# ISPConfig Domains Kunden zuweisen



## iceget (8. Sep. 2008)

Liebe Community,

und zwar habe ich vor etwa 3 Wochen eine Domain angelegt, habe aber noch keinen Kunden angegeben, da ich nicht wusste wem diese genau gehören wird.

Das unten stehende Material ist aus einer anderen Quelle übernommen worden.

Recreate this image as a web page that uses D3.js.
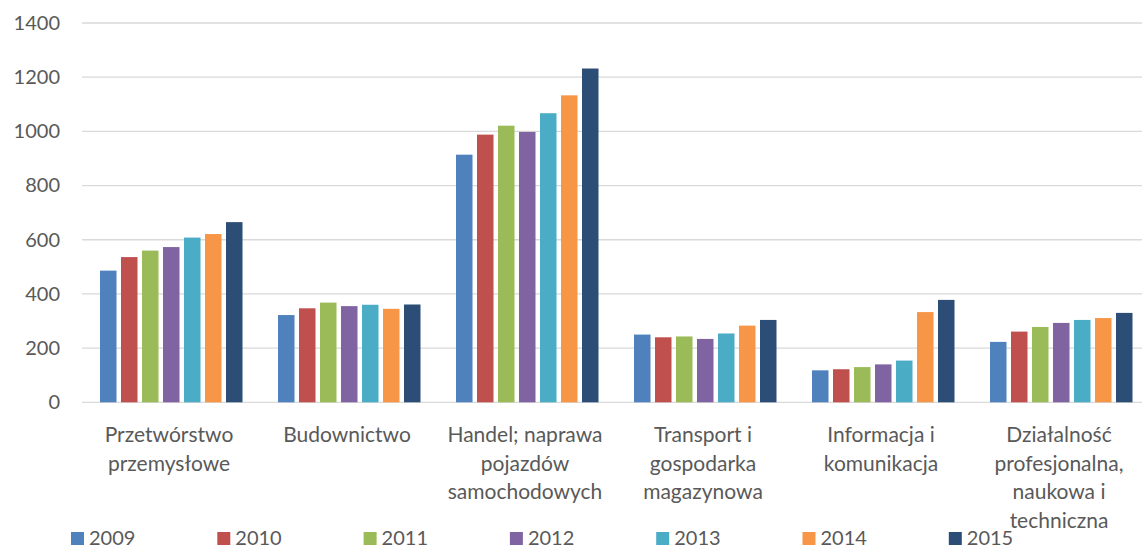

Jetzt habe ich den Kunden im ISPConfig hinzugefügt, und meine Frage ist eigentlich nur: Wie kann ich dieser Domain dem Kunden XX zuweisen, damit wenn er sich anmeldet nicht nichts unter Webs angezeigt bekommt, sondern seine Domain?

Vielen Dank!

glg mAx

PS löschen kann ich die Domain leider nicht mehr da schon Daten auf dem Webspace sind (PHP + MySQL).


----------



## Till (8. Sep. 2008)

Tools > Move website


----------



## iceget (9. Sep. 2008)

*Re*

Vielen Dank für deine Hilfe!

Eine kleine Frage hätte ich da noch.

Wie und wo kann ich die Standard Index Seite bearbeiten ändern?

Vielen Dank!

glg mAx


----------



## Till (9. Sep. 2008)

Schau mal in /root/ispconfig/isp/conf/ nach.


----------



## iceget (9. Sep. 2008)

Hallo!

Danke für Deine Hilfe, hat perfekt funktioniert!

lg mAx


----------